Why did the Orioles, who lost 108 games last year, just waive their most valuable position player?

Jack Baer
Yahoo Sports Contributor
By most accounts, Jonathan Villar was a four-win player last season. That's pretty good for the Orioles. (AP Photo/Julio Cortez)

When you lose 108 games like the 2019 Baltimore Orioles just did, plenty of turnover is expected as the team continues its rebuild.

What is not expected is that turnover reaching a player who was the team’s most valuable position player during the season, according to multiple statistical measures. That would be a truly odd roster move, and also exactly what the Orioles did.

Orioles waive Jonathan Villar

Eyebrows were raised Wednesday when the Orioles reportedly put starting second-baseman Jonathan Villar on waivers after making an effort to trade him. The roster move comes ahead of MLB’s deadline for tending contracts to arbitration-eligible players.

That is surprising because, as you might have gathered, Villar was rather good in 2019. He hit 274/.339/.453 with a 109 OPS+ while alternating between second base and shortstop, and led the team in hits (176), runs (111) and stolen bases (40).

According to both Baseball Reference and FanGraphs, Villar was a four-win player last year, the highest mark among position players on the admittedly meager Orioles roster.

Fielding-wise, Villar graded out as a decidedly below average second-baseman with -11 DRS at the position, but was curiously average as a shortstop, the harder position, with 0 DRS.

Add all that up, and you’ve got a guy who isn’t a star and is relatively up there in age at 28, but can potentially provide an above-average major-league bat while playing shortstop at an average level.
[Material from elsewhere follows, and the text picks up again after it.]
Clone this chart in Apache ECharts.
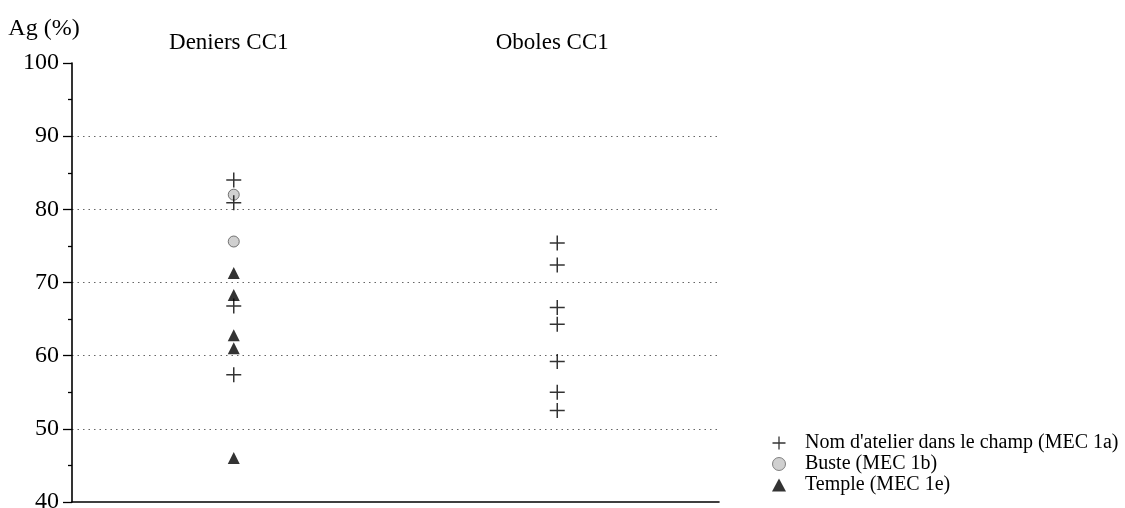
<!DOCTYPE html>
<html>
<head>
<meta charset="utf-8">
<script src="https://cdn.jsdelivr.net/npm/echarts@6/dist/echarts.min.js"></script>
<style>html,body{margin:0;padding:0;background:#fff;overflow:hidden;}#c{width:1125px;height:508px;}</style>
</head>
<body>
<div id="c"></div>
<script>
const categories = ['Deniers CC1', 'Oboles CC1'];
const seriesNames = ['Nom d\'atelier dans le champ (MEC 1a)', 'Buste (MEC 1b)', 'Temple (MEC 1e)'];
const yTicks = [40, 50, 60, 70, 80, 90, 100];
// Nom d'atelier (plus)
const deniersNom = [84.0, 80.9, 66.8, 57.4];
const obolesNom = [75.4, 72.4, 66.6, 64.3, 59.2, 55.0, 52.5];
// Buste (circle)
const deniersBuste = [82.0, 75.6];
const obolesBuste = [];
// Temple (triangle)
const deniersTemple = [71.3, 68.3, 62.8, 61.0, 46.0];
const obolesTemple = [];

function pairs(a, b) {
  return a.map(v => [categories[0], v]).concat(b.map(v => [categories[1], v]));
}
const FONT = '"Liberation Serif", "Times New Roman", serif';
const plusPath = 'path://M0,6.3H14V7.7H0Z M6.3,0H7.7V14H6.3Z';

const chart = echarts.init(document.getElementById('c'), null, {renderer: 'canvas'});
chart.setOption({
  animation: false,
  backgroundColor: '#fff',
  grid: {left: 72, right: 406, top: 63, bottom: 6, containLabel: false, outerBoundsMode: 'none'},
  xAxis: [{
    type: 'category', data: categories, position: 'bottom',
    axisLine: {show: true, lineStyle: {color: '#000', width: 1.6}},
    axisTick: {show: false}, axisLabel: {show: false}, splitLine: {show: false}
  }, {
    type: 'category', data: categories, position: 'top',
    axisLine: {show: false}, axisTick: {show: false}, splitLine: {show: false},
    axisLabel: {show: true, color: '#000', fontFamily: FONT, fontSize: 23, margin: 9, padding: [0, 10, 0, 0]}
  }],
  yAxis: {
    type: 'value', min: yTicks[0], max: yTicks[yTicks.length - 1], interval: 10,
    name: 'Ag (%)', nameLocation: 'end', nameGap: 22,
    nameTextStyle: {color: '#000', fontFamily: FONT, fontSize: 24, align: 'center', padding: [0, 56, 0, 0]},
    axisLine: {show: true, lineStyle: {color: '#000', width: 1.6}},
    axisTick: {show: true, inside: false, length: 9, lineStyle: {color: '#000', width: 1.3}},
    minorTick: {show: true, splitNumber: 2, length: 4, lineStyle: {color: '#000', width: 1.3}},
    axisLabel: {color: '#000', fontFamily: FONT, fontSize: 24, margin: 13},
    splitLine: {show: true, lineStyle: {color: ['rgba(0,0,0,0)', '#666', '#666', '#666', '#666', '#666', 'rgba(0,0,0,0)'], width: 1.2, type: [1.5, 4]}}
  },
  legend: {
    orient: 'vertical', left: 767, top: 428, itemWidth: 14, itemHeight: 13, itemGap: 1,
    textStyle: {color: '#000', fontFamily: FONT, fontSize: 20, padding: [0, 0, 0, 14]},
    data: [
      {name: seriesNames[0], icon: plusPath},
      {name: seriesNames[1], icon: 'circle', itemStyle: {color: '#c4c4c4', borderColor: '#666', borderWidth: 1}},
      {name: seriesNames[2], icon: 'triangle'}
    ]
  },
  series: [{
    name: seriesNames[0], type: 'scatter', xAxisIndex: 0, symbol: plusPath, symbolSize: 15,
    itemStyle: {color: '#000'}, data: pairs(deniersNom, obolesNom), z: 3
  }, {
    name: seriesNames[1], type: 'scatter', xAxisIndex: 0, symbol: 'circle', symbolSize: 11,
    itemStyle: {color: '#c4c4c4', borderColor: '#555', borderWidth: 1}, data: pairs(deniersBuste, obolesBuste), z: 2
  }, {
    name: seriesNames[2], type: 'scatter', xAxisIndex: 0, symbol: 'triangle', symbolSize: 12,
    itemStyle: {color: '#000'}, data: pairs(deniersTemple, obolesTemple), z: 2
  }]
});
</script>
</body>
</html>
That is a player with value, just perhaps not to the Orioles.

MLB Trade Rumors projected that Villar was in line for a raise to $10.4 million for the 2020 season if he went into arbitration with the Orioles. Meanwhile, the Orioles slashed payroll significantly last year — from $148.6 million in 2018 to $80.8 million per Cot’s Contracts — and figure to want to keep payroll down again as they project to be among the worst teams in MLB.
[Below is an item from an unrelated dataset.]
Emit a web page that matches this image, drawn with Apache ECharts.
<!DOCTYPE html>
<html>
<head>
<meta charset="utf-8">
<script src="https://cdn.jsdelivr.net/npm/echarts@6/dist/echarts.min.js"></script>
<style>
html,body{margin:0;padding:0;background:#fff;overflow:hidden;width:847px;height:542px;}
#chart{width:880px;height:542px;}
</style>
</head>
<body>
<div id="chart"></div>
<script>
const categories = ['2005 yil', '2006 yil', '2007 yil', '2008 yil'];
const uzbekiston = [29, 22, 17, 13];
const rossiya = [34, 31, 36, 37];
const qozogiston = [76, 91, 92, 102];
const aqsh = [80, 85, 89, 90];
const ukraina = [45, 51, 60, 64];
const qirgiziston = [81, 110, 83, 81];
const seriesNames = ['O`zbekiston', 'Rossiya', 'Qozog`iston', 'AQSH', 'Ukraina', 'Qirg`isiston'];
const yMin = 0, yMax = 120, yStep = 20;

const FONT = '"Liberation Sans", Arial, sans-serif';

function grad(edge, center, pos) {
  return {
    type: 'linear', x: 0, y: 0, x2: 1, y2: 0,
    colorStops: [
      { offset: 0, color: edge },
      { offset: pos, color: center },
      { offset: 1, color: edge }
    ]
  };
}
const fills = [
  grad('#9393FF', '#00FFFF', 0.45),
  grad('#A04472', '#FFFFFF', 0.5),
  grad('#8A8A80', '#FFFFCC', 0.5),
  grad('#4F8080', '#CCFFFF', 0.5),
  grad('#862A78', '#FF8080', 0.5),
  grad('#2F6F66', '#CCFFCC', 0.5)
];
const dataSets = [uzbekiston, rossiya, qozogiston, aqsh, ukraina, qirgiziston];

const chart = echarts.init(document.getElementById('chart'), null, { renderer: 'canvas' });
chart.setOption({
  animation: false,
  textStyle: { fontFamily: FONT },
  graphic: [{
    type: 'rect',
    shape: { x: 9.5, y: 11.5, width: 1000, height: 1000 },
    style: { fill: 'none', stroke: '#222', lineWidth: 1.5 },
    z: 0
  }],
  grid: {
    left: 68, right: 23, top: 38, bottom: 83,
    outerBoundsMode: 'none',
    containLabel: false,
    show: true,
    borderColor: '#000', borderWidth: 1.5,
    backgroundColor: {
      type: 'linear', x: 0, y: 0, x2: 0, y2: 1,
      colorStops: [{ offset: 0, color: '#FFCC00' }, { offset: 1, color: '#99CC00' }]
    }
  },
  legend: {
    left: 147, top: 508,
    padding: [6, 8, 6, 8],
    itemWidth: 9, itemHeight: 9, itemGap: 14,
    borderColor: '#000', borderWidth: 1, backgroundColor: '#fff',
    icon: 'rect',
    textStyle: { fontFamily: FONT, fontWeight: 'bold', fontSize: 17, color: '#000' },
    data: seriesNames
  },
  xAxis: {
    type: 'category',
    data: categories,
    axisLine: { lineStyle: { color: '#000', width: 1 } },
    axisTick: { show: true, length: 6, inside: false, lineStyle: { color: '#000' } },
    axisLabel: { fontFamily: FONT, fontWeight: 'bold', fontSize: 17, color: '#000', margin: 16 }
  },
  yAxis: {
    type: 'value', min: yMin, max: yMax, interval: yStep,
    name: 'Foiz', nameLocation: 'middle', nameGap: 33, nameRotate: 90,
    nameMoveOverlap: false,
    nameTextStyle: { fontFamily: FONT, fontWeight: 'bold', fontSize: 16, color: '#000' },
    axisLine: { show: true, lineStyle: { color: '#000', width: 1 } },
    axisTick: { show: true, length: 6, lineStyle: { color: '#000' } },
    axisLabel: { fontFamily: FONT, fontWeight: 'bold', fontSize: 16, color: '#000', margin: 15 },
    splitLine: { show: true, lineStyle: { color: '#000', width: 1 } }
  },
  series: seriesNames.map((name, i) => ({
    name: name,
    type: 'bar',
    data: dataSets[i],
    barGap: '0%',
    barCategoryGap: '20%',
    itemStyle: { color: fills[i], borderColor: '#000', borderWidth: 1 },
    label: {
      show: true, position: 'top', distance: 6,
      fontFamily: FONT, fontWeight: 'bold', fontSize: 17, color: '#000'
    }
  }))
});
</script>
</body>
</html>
So the Orioles probably didn’t want to pay a mid-range salary for a decent player. Sure. We’ll see if that leads to even less reason for fans to show up at Camden Yards in 2020, but they’re not the first rebuilding team to strip-mine their payroll. Nor will they be the last.

Meanwhile, we’ll see if any teams decide Villar is actually worth the $10.4 million or so after turning down the Orioles’ trade offers. Given how the Orioles are shaping up for next year, getting out of there might be a blessing in disguise for him.